Gasoline production drops 24 percent. In May 2017, PEMEX produced 322,000 b/d compared to May 2018’s 245.6,000 b/d. To compensate this decrease, gasoline imports reached 520,00 b/d, which amounts to 65 percent of the country’s total sales.
Bureaucracy weighs heave on the energy sector. Overregulation and overlapped administrative procedures to comply with said regulation are hampering investments. Yet, the Mexican Association of Hydrocarbon Companies (AMEXHI) highlights the progress and openness that regulatory authorities are willing to implement in improved and streamlined processes.
PEMEX modifies farmout bidding bases. CNH’s governing board approved the modification of the bidding bases for seven onshore contractual areas in Tabasco, Veracruz and Chiapas to provide greater certainty to the investment of the interest private parties.
Contracts and farmouts set to reach 40 percent of Mexico’s exploratory wells. Yet, Licensing Rounds must continue to foster exploratory activities, set to start diminishing by 2020 based on the ongoing exploration works from the first two Rounds. AMEXHI estimates US$ 640 billion will be required for Mexico to produce 2.8 MMb/d, whereas at its peak, PEMEX only allocated US$16.5 billion.

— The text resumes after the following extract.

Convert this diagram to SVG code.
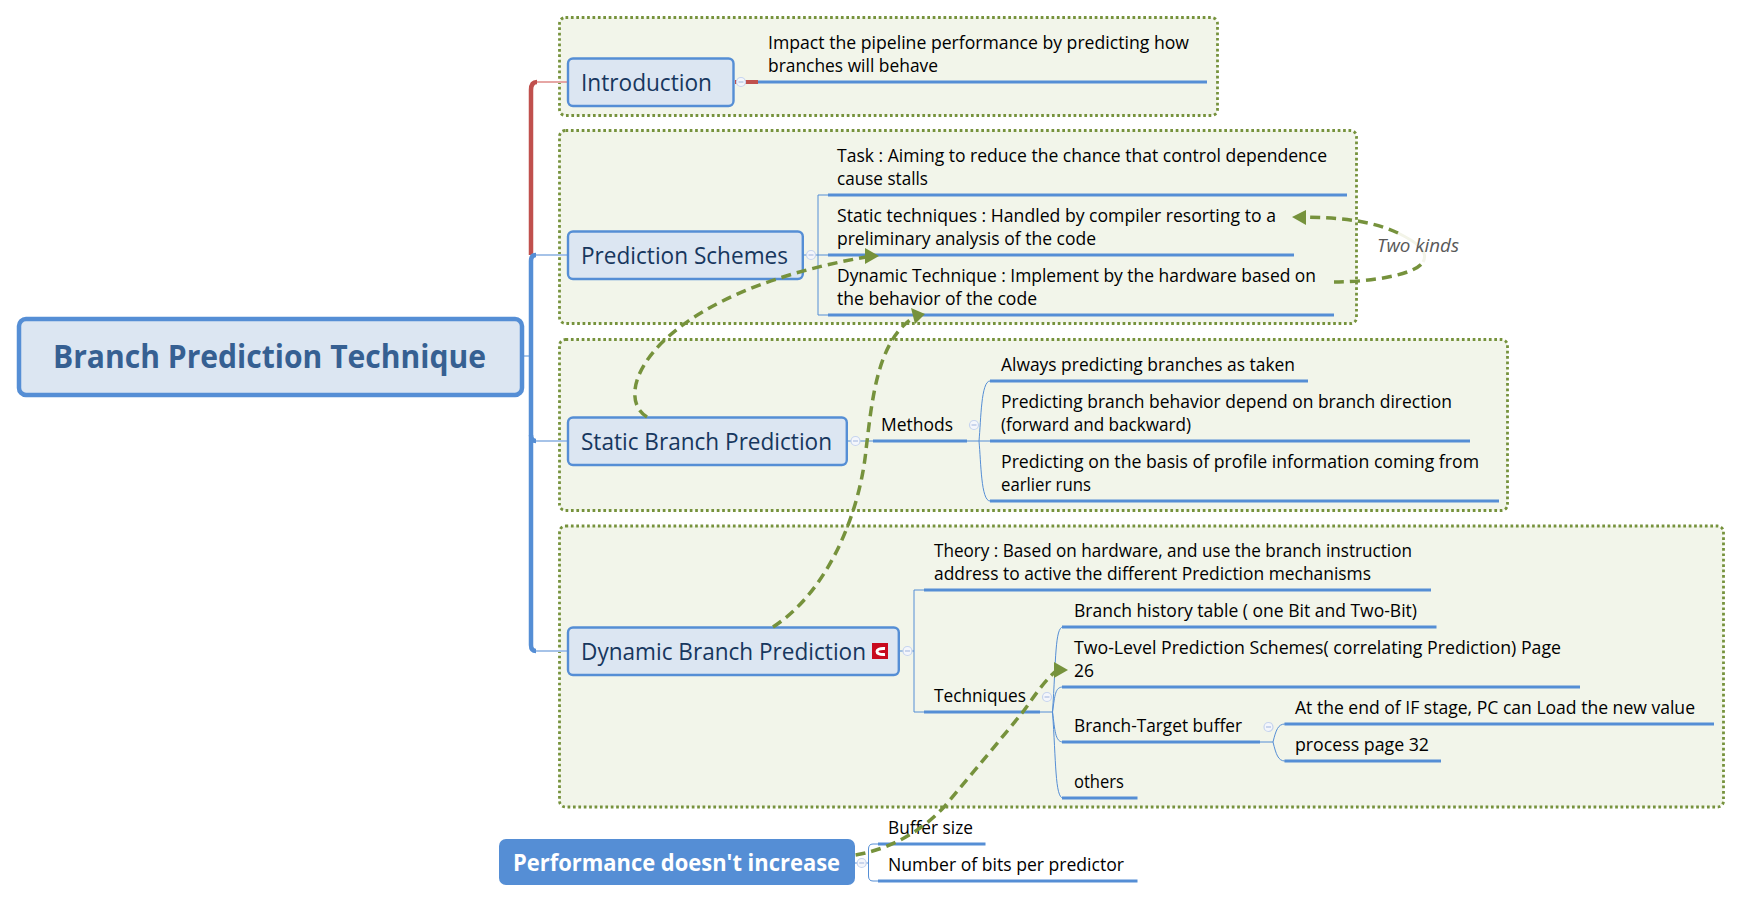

Zama 2022. In an interview with El Sol de México, Sierra Oil & Gas’ CEO, Iván Sandrea, expects the production chapter of the saga of Zama is set to begin by 2022.
US$12.047 billion. That is the amount of investment in Exploration and Contract Development CNH has authorized by June 13, 2018. Shallow water takes the lion’s share with US$10.064 billion, followed by US$1.467 billion for deep water and US$517 million in onshore.
Licencing Round contracts are election-proof. In an interview with Reforma, Carla Gabriela González Rodríguez, CNH’s Executive Secretary, clarified that the Hydrocarbon Law establishes the regulatory body as the only entity authorized to cancel the contracts, which only arises if the operating company is not complying with its obligations outlined in the contract.
Exchange rates and crude oil prices, the prelude of a perfect storm for global economies. A strengthened US dollar, parallel to an increase in crude oil prices, is presenting “a challenging eternal scenario,” according to Eduardo Guardia, Brazil’s Minister of Finance.
Venezuela’s debacle leaves its mark in its oil industry. S&P Global Platts reports PDVSA is struggling to maintain crude production and refining activities due to the critical state of its economy.